What is being asked: Everything from the first line down to the line containing "bottom += np.array(vals)" is to be retyped exactly, both ends included, with pictures left out.

[Start Source data]

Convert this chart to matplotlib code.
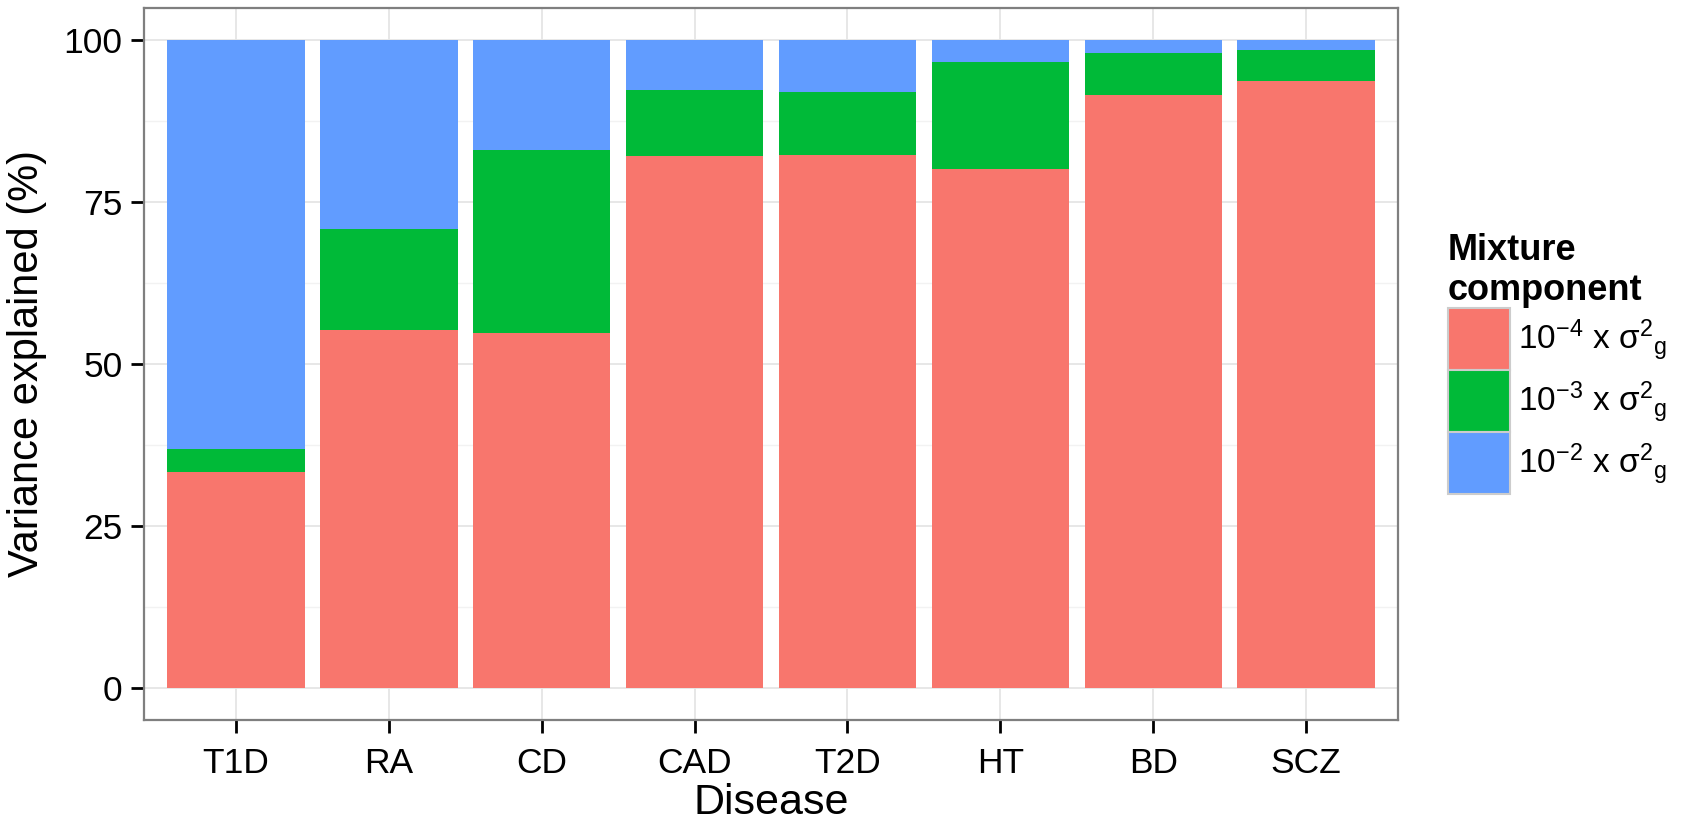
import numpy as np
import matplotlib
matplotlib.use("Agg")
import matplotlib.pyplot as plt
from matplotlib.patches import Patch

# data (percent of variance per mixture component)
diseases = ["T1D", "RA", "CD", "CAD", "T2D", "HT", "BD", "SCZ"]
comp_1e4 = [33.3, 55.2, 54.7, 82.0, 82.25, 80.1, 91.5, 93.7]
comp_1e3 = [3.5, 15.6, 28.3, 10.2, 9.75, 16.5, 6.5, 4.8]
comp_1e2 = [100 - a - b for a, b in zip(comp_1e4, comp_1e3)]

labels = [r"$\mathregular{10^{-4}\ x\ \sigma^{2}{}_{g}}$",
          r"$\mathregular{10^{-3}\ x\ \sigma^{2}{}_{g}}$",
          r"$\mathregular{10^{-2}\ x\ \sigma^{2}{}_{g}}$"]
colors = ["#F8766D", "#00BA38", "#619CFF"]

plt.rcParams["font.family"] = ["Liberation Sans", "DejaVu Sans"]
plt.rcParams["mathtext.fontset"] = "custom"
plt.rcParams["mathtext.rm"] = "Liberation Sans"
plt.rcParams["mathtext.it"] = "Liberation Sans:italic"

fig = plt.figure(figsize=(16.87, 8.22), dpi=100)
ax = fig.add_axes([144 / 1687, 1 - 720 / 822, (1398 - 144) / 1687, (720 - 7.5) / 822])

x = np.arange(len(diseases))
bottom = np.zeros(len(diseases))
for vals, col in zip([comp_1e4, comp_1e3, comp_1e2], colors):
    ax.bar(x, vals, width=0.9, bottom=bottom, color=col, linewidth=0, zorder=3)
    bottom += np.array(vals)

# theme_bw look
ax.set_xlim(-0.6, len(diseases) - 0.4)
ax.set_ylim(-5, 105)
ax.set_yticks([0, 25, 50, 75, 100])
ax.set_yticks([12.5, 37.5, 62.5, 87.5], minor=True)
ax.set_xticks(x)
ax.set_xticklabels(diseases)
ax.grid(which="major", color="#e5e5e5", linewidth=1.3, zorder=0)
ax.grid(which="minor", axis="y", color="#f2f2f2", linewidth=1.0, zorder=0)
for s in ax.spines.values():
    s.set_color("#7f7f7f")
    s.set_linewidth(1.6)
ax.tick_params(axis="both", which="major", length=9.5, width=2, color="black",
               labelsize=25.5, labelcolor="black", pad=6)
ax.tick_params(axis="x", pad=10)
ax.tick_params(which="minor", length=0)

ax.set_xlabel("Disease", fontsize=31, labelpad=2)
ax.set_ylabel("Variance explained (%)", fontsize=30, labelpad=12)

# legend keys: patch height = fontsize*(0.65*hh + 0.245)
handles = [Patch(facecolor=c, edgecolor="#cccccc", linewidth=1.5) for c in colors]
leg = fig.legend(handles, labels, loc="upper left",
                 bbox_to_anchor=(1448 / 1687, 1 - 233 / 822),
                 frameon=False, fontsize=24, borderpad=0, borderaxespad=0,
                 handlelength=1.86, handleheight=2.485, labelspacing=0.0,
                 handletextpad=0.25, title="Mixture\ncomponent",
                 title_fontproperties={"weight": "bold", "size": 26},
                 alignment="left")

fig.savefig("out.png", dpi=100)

[End Source data]

Reply:
Convert this chart to matplotlib code.
import numpy as np
import matplotlib
matplotlib.use("Agg")
import matplotlib.pyplot as plt
from matplotlib.patches import Patch

# data (percent of variance per mixture component)
diseases = ["T1D", "RA", "CD", "CAD", "T2D", "HT", "BD", "SCZ"]
comp_1e4 = [33.3, 55.2, 54.7, 82.0, 82.25, 80.1, 91.5, 93.7]
comp_1e3 = [3.5, 15.6, 28.3, 10.2, 9.75, 16.5, 6.5, 4.8]
comp_1e2 = [100 - a - b for a, b in zip(comp_1e4, comp_1e3)]

labels = [r"$\mathregular{10^{-4}\ x\ \sigma^{2}{}_{g}}$",
          r"$\mathregular{10^{-3}\ x\ \sigma^{2}{}_{g}}$",
          r"$\mathregular{10^{-2}\ x\ \sigma^{2}{}_{g}}$"]
colors = ["#F8766D", "#00BA38", "#619CFF"]

plt.rcParams["font.family"] = ["Liberation Sans", "DejaVu Sans"]
plt.rcParams["mathtext.fontset"] = "custom"
plt.rcParams["mathtext.rm"] = "Liberation Sans"
plt.rcParams["mathtext.it"] = "Liberation Sans:italic"

fig = plt.figure(figsize=(16.87, 8.22), dpi=100)
ax = fig.add_axes([144 / 1687, 1 - 720 / 822, (1398 - 144) / 1687, (720 - 7.5) / 822])

x = np.arange(len(diseases))
bottom = np.zeros(len(diseases))
for vals, col in zip([comp_1e4, comp_1e3, comp_1e2], colors):
    ax.bar(x, vals, width=0.9, bottom=bottom, color=col, linewidth=0, zorder=3)
    bottom += np.array(vals)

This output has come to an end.